● What to do
Single out the lines that include the word "this". Copy them.

● Data entries
_ _ _ _

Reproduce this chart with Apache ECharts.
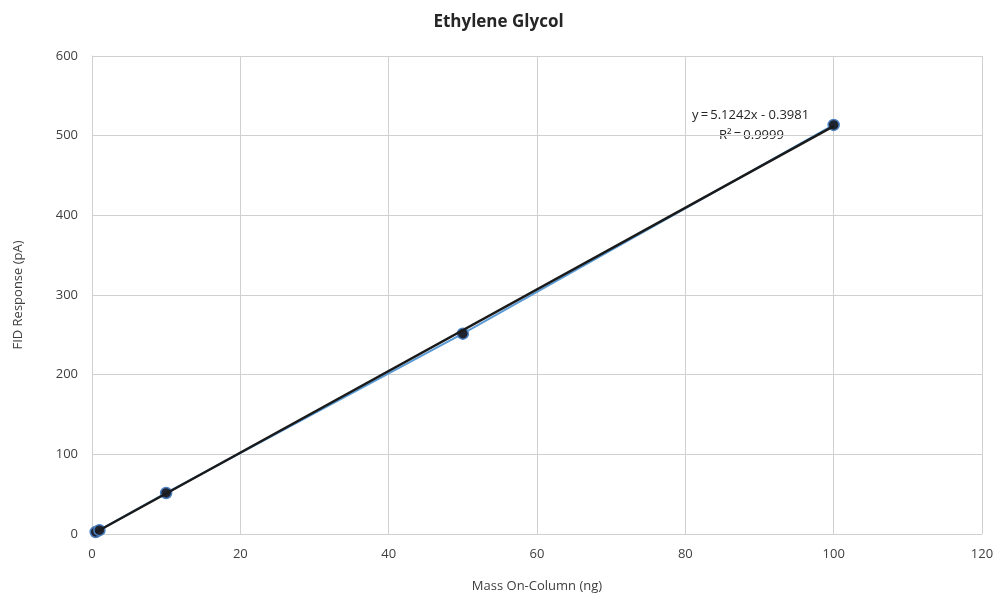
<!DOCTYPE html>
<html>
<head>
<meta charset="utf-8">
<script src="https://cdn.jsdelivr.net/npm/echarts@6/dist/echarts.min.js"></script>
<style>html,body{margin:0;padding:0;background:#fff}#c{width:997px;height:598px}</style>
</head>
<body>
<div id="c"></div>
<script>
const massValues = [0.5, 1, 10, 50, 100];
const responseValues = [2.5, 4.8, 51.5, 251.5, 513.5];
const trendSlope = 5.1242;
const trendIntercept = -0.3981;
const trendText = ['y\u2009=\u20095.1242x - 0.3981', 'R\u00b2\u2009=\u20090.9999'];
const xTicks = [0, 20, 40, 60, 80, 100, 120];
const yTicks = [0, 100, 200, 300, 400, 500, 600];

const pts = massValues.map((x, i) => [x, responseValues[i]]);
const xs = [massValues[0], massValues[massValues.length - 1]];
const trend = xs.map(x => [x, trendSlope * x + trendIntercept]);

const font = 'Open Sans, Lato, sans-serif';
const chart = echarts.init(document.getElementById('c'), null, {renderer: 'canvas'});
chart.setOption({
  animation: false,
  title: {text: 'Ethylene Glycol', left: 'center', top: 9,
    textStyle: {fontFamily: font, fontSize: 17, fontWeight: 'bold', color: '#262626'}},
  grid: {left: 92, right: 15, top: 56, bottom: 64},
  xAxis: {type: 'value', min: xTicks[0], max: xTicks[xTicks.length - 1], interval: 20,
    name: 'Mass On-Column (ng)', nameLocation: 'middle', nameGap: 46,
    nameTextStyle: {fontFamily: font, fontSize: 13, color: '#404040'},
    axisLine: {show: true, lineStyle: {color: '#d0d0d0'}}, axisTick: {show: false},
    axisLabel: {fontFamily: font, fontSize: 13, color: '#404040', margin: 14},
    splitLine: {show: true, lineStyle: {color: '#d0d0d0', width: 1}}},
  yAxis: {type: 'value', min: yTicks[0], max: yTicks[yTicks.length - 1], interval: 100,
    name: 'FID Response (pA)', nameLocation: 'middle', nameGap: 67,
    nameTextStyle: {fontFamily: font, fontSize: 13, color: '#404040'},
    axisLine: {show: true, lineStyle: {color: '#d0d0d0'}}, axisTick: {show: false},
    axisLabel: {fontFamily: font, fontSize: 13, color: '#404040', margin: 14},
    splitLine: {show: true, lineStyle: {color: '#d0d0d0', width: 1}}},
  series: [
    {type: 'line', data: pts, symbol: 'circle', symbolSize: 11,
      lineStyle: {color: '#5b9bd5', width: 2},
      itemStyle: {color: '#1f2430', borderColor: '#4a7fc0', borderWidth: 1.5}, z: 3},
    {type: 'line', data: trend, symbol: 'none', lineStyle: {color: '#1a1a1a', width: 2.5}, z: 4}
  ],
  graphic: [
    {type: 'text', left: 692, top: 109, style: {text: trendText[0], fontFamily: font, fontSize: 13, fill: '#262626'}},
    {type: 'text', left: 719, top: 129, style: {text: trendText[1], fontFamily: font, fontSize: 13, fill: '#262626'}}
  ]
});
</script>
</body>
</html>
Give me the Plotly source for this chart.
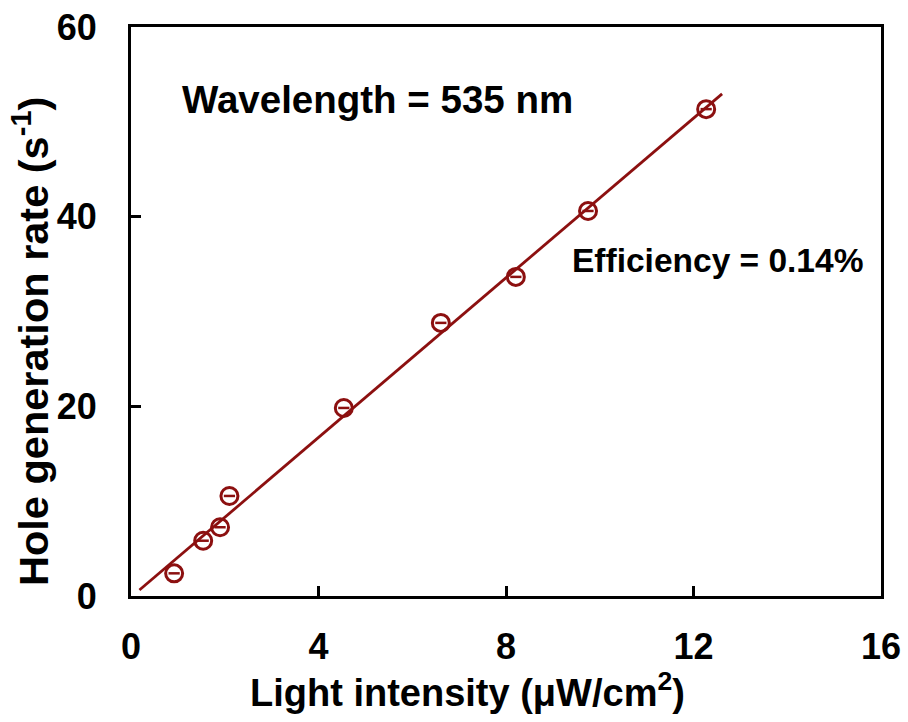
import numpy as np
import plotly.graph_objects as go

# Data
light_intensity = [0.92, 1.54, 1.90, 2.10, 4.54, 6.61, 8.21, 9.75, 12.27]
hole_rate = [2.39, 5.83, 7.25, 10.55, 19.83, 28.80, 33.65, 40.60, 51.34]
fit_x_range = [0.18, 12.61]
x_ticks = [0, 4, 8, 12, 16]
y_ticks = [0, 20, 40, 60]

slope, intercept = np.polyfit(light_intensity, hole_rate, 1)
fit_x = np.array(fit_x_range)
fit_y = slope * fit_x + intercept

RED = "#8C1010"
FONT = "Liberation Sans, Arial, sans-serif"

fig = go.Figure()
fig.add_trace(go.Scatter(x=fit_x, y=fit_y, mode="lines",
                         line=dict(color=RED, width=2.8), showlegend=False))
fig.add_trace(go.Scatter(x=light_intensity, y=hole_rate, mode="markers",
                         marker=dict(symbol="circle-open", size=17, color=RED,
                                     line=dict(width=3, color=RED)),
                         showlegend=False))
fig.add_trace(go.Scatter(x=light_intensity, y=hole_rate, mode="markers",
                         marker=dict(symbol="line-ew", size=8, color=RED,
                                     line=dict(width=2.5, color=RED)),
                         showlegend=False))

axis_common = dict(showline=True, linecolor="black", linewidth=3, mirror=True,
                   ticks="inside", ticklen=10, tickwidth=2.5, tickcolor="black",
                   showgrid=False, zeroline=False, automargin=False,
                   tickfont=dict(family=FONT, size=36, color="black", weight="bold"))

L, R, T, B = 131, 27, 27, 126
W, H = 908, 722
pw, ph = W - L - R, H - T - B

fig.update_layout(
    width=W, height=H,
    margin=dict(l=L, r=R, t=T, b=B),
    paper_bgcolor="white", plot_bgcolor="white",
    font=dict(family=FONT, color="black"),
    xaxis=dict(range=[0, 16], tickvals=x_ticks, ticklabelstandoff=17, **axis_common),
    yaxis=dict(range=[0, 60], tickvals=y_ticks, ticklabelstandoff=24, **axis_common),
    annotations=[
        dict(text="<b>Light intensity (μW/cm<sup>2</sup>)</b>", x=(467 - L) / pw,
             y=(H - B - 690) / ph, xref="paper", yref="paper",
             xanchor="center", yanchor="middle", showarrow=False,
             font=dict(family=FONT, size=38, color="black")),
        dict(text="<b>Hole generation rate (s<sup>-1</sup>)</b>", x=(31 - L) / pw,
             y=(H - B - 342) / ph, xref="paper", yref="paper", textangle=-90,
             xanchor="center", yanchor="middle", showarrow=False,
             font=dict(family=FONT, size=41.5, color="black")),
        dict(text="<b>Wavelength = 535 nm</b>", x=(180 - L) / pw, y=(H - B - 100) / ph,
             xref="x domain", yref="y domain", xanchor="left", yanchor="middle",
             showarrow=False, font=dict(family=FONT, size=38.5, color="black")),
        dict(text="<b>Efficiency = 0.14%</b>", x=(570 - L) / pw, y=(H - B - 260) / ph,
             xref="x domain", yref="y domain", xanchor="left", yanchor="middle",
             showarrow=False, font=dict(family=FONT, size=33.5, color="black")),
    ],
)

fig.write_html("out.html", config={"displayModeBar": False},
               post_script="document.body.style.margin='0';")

_ _ _ _

● Exercise solution
Reproduce this chart with Apache ECharts.
Give me the Plotly source for this chart.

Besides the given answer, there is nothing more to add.